TO DO »
Print exactly the lines running from the one that holds "Emit a web page" through the one that holds "const drawOrder = [0,1,2,4,3];", please, and leave the pictures out.

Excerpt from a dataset
______

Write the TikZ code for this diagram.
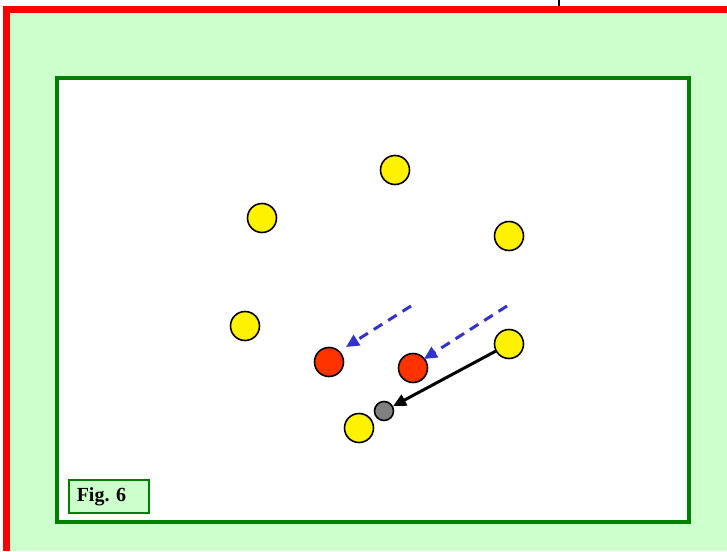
\documentclass[tikz,border=0pt]{standalone}
\usepackage{fontspec}
\setmainfont{Liberation Serif}
\usetikzlibrary{arrows.meta}
\definecolor{bgreen}{RGB}{204,255,204}
\definecolor{fgreen}{RGB}{0,128,0}
\definecolor{pred}{RGB}{255,51,0}
\definecolor{pblue}{RGB}{51,51,204}
\tikzset{
  yplayer/.style={circle,draw=black,line width=1.6pt,fill=yellow,minimum size=29pt,inner sep=0pt},
  rplayer/.style={circle,draw=black,line width=1.6pt,fill=pred,minimum size=29pt,inner sep=0pt},
  ball/.style={circle,draw=black,line width=1.6pt,fill=gray,minimum size=19pt,inner sep=0pt},
  run/.style={pblue,line width=3pt,dash pattern=on 10pt off 7pt,-{Triangle[length=13pt,width=12pt]}},
  pass/.style={black,line width=3pt,-{Triangle[length=13pt,width=12pt]}},
}
\begin{document}
\begin{tikzpicture}[x=1pt,y=-1pt]
\useasboundingbox (0,0) rectangle (727,551);
\fill[white] (0,0) rectangle (727,551);
\fill[bgreen] (3,6) rectangle (727,551);
\fill[red] (3,6) rectangle (727,13);
\fill[red] (3,6) rectangle (10,551);
\draw[black,line width=2pt] (559,0) -- (559,6);
\draw[fgreen,fill=white,line width=4pt] (57,78) rectangle (689,522);
\node[draw=fgreen,fill=bgreen,line width=1.5pt,anchor=west,text width=64pt,align=left,inner xsep=8pt,minimum height=33pt,inner ysep=0pt,font=\fontsize{20}{24}\selectfont\bfseries] (fig) at (68,496.5) {Fig.\ 6};
\node[yplayer] (y1) at (395,170) {};
\node[yplayer] (y2) at (262,218) {};
\node[yplayer] (y3) at (509,236) {};
\node[yplayer] (y4) at (245,326) {};
\node[yplayer] (y5) at (509,344) {};
\node[yplayer] (y6) at (359,428) {};
\node[rplayer] (r1) at (329,362) {};
\node[rplayer] (r2) at (413,368) {};
\node[ball] (b) at (384,411) {};
\coordinate (s1) at (411,306);
\coordinate (t1) at (346,347);
\coordinate (s2) at (507,306);
\coordinate (t2) at (424,359);
\draw[run] (s1) -- (t1);
\draw[run] (s2) -- (t2);
\draw[pass] (y5) -- (b);
\end{tikzpicture}
\end{document}
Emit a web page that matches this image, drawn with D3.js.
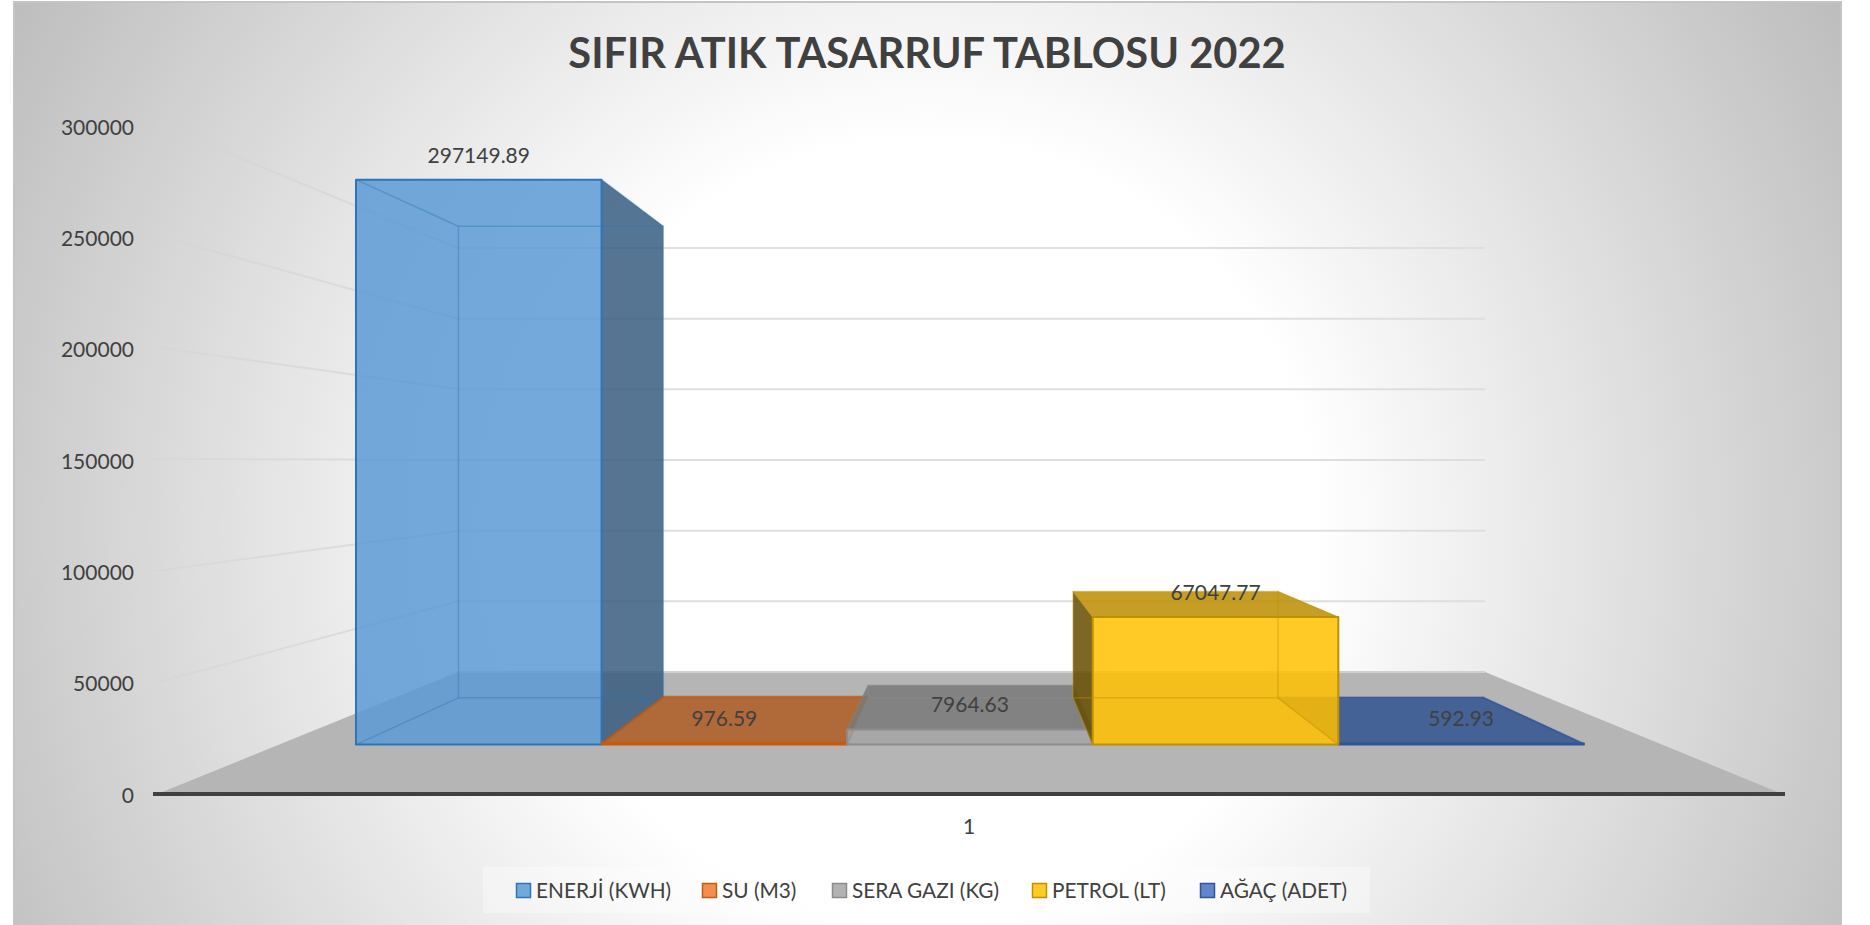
<!DOCTYPE html>
<html><head><meta charset="utf-8">
<script src="https://cdnjs.cloudflare.com/ajax/libs/d3/7.8.5/d3.min.js"></script>
<style>html,body{margin:0;padding:0;background:#fff;overflow:hidden}svg{display:block}text{font-family:Lato,"Open Sans",sans-serif;fill:#404040}</style>
</head><body><svg id="c" width="1870" height="925"></svg>
<script>
const chartTitle = "SIFIR ATIK TASARRUF TABLOSU 2022";
const seriesNames = ["ENERJİ (KWH)","SU (M3)","SERA GAZI (KG)","PETROL (LT)","AĞAÇ (ADET)"];
const seriesValues = [297149.89,976.59,7964.63,67047.77,592.93];
const valueLabels = ["297149.89","976.59","7964.63","67047.77","592.93"];
const seriesColors = ["#5B9BD5","#ED7D31","#A5A5A5","#FFC000","#4472C4"];
const edgeColors = ["#2E75B6","#C55A11","#8C8C8C","#BF9000","#2F5597"];
const yTicks = [0,50000,100000,150000,200000,250000,300000];
const categoryLabels = ["1"];
const legendSwatchX = [516,702,832,1032,1200];
const drawOrder = [0,1,2,4,3];

const svg = d3.select("#c"), defs = svg.append("defs");
const vMax = 300000;
// perspective: t = 0 at the front of the floor, t = 1 at the back wall
const floorY = d3.scaleLinear([0,1],[795,672]);
const topY = d3.scaleLinear([0,1],[123,248]);
const leftX = d3.scaleLinear([0,1],[155,458]);
const rightX = d3.scaleLinear([0,1],[1785,1485]);
const yAt = (v,t)=>d3.scaleLinear([0,vMax],[floorY(t),topY(t)])(v);
const xAt = (f,t)=>d3.scaleLinear([0,1],[leftX(t),rightX(t)])(f);
const band = d3.scaleBand().domain(seriesNames).range([0.0555,0.9435]);
const tFront = 0.41, tBack = 0.79;
const tickLabelY = d3.scaleLinear([0,vMax],[794,126]);
const poly = pts => pts.map(p=>p.join(",")).join(" ");
const shade = (c,k)=>{const r=d3.rgb(c);return d3.rgb(r.r*k,r.g*k,r.b*k).formatHex();};

// background
const grad = defs.append("radialGradient").attr("id","bg").attr("gradientUnits","userSpaceOnUse")
  .attr("cx",925).attr("cy",530).attr("r",1056);
grad.append("stop").attr("offset","0.37").attr("stop-color","#ffffff");
grad.append("stop").attr("offset","1").attr("stop-color","#bdbdbd");
svg.append("rect").attr("x",14).attr("y",2).attr("width",1827).attr("height",930)
  .attr("fill","url(#bg)").attr("stroke","#c4c4c4").attr("stroke-width",2);

// title
svg.append("text").attr("x",927).attr("y",52).attr("text-anchor","middle").attr("dominant-baseline","central")
  .attr("font-size",41.6).attr("font-weight",700).text(chartTitle);

// floor
svg.append("polygon").attr("fill","#B5B5B5")
  .attr("points",poly([[leftX(0),floorY(0)],[leftX(1),floorY(1)],[rightX(1),floorY(1)],[rightX(0),floorY(0)]]));

// gridlines on side wall and back wall
const gridGrad = defs.append("linearGradient").attr("id","gridFade").attr("gradientUnits","userSpaceOnUse")
  .attr("x1",leftX(0)).attr("x2",leftX(1)).attr("y1",0).attr("y2",0);
gridGrad.append("stop").attr("offset",0).attr("stop-color","#d2d2d2").attr("stop-opacity",0.35);
gridGrad.append("stop").attr("offset",1).attr("stop-color","#d8d8d8").attr("stop-opacity",1);
const grid = svg.append("g").attr("stroke-width",2).attr("fill","none");
yTicks.forEach(v=>{
  if(v===0){
    grid.append("line").attr("stroke","#d0d0d0").attr("x1",xAt(0,1)).attr("x2",xAt(1,1)).attr("y1",yAt(0,1)).attr("y2",yAt(0,1));
    return;
  }
  grid.append("line").attr("stroke","url(#gridFade)").attr("x1",leftX(0)).attr("y1",yAt(v,0)).attr("x2",leftX(1)).attr("y2",yAt(v,1));
  grid.append("line").attr("stroke","#dedede").attr("x1",leftX(1)).attr("y1",yAt(v,1)).attr("x2",rightX(1)).attr("y2",yAt(v,1));
});

// axis line
svg.append("line").attr("x1",153).attr("x2",1785).attr("y1",794).attr("y2",794).attr("stroke","#404040").attr("stroke-width",4);

// tick labels
svg.append("g").selectAll("text").data(yTicks).join("text")
  .attr("x",134).attr("y",d=>tickLabelY(d)).attr("text-anchor","end").attr("dominant-baseline","central")
  .attr("font-size",21).text(d=>d);
svg.append("g").selectAll("text").data(categoryLabels).join("text")
  .attr("x",969).attr("y",825).attr("text-anchor","middle").attr("dominant-baseline","central")
  .attr("font-size",21).text(d=>d);

// bars
drawOrder.forEach(i=>{
  const name = seriesNames[i], v = seriesValues[i], c = seriesColors[i], e = edgeColors[i];
  const x0 = band(name), x1 = x0 + band.bandwidth();
  const P = (f,t,val)=>[xAt(f,t),yAt(val,t)];
  const fbl=P(x0,tFront,0), fbr=P(x1,tFront,0), ftl=P(x0,tFront,v), ftr=P(x1,tFront,v);
  const bbl=P(x0,tBack,0), bbr=P(x1,tBack,0), btl=P(x0,tBack,v), btr=P(x1,tBack,v);
  const g = svg.append("g");
  // the shaded faces do not show through the front face
  const clipId = "outside"+i;
  defs.append("clipPath").attr("id",clipId).append("path").attr("clip-rule","evenodd")
    .attr("d",`M0,0H1870V925H0Z M${fbl}L${fbr}L${ftr}L${ftl}Z`);
  const shaded = g.append("g").attr("clip-path",`url(#${clipId})`).attr("opacity",0.85);
  const face=(pts,k)=>shaded.append("polygon").attr("points",poly(pts)).attr("fill",shade(c,k));
  const topFace=()=>face([ftl,ftr,btr,btl],0.74);
  const viewedFromAbove = btl[1] < ftl[1];
  if(!viewedFromAbove) topFace();
  face([fbl,bbl,btl,ftl],0.4);   // left
  face([fbr,bbr,btr,ftr],0.6);   // right
  if(viewedFromAbove) topFace();
  g.append("polygon").attr("points",poly([fbl,fbr,ftr,ftl])).attr("fill",c).attr("fill-opacity",0.85); // front
  // wireframe seen through the glass
  const wire = g.append("g").attr("stroke",e).attr("stroke-width",1.5).attr("stroke-opacity",0.4).attr("fill","none");
  wire.append("polygon").attr("points",poly([bbl,bbr,btr,btl]));
  [[fbl,bbl],[fbr,bbr],[ftl,btl],[ftr,btr]].forEach(([a,b])=>wire.append("line").attr("x1",a[0]).attr("y1",a[1]).attr("x2",b[0]).attr("y2",b[1]));
  // outer edges
  g.append("polygon").attr("points",poly([fbl,fbr,ftr,ftl])).attr("fill","none").attr("stroke",e).attr("stroke-width",2).attr("stroke-linejoin","round");
});

// value labels
svg.append("g").selectAll("text").data(seriesNames).join("text")
  .attr("x",d=>xAt(band(d)+band.bandwidth()/2,tFront))
  .attr("y",(d,i)=>yAt(seriesValues[i],tFront)-25.5)
  .attr("text-anchor","middle").attr("dominant-baseline","central").attr("font-size",21)
  .text((d,i)=>valueLabels[i]);

// legend
svg.append("rect").attr("x",483).attr("y",867).attr("width",887).attr("height",46).attr("fill","#ffffff").attr("fill-opacity",0.35);
const lg = svg.append("g").selectAll("g").data(seriesNames).join("g").attr("transform",(d,i)=>`translate(${legendSwatchX[i]},883)`);
lg.append("rect").attr("x",0.5).attr("y",0.5).attr("width",14).attr("height",14)
  .attr("fill",(d,i)=>seriesColors[i]).attr("fill-opacity",0.85).attr("stroke",(d,i)=>edgeColors[i]).attr("stroke-width",1.5);
lg.append("text").attr("x",20).attr("y",6.5).attr("dominant-baseline","central").attr("font-size",20.8).text(d=>d);
</script></body></html>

______

FULL ANSWER »
Emit a web page that matches this image, drawn with D3.js.
<!DOCTYPE html>
<html><head><meta charset="utf-8">
<script src="https://cdnjs.cloudflare.com/ajax/libs/d3/7.8.5/d3.min.js"></script>
<style>html,body{margin:0;padding:0;background:#fff;overflow:hidden}svg{display:block}text{font-family:Lato,"Open Sans",sans-serif;fill:#404040}</style>
</head><body><svg id="c" width="1870" height="925"></svg>
<script>
const chartTitle = "SIFIR ATIK TASARRUF TABLOSU 2022";
const seriesNames = ["ENERJİ (KWH)","SU (M3)","SERA GAZI (KG)","PETROL (LT)","AĞAÇ (ADET)"];
const seriesValues = [297149.89,976.59,7964.63,67047.77,592.93];
const valueLabels = ["297149.89","976.59","7964.63","67047.77","592.93"];
const seriesColors = ["#5B9BD5","#ED7D31","#A5A5A5","#FFC000","#4472C4"];
const edgeColors = ["#2E75B6","#C55A11","#8C8C8C","#BF9000","#2F5597"];
const yTicks = [0,50000,100000,150000,200000,250000,300000];
const categoryLabels = ["1"];
const legendSwatchX = [516,702,832,1032,1200];
const drawOrder = [0,1,2,4,3];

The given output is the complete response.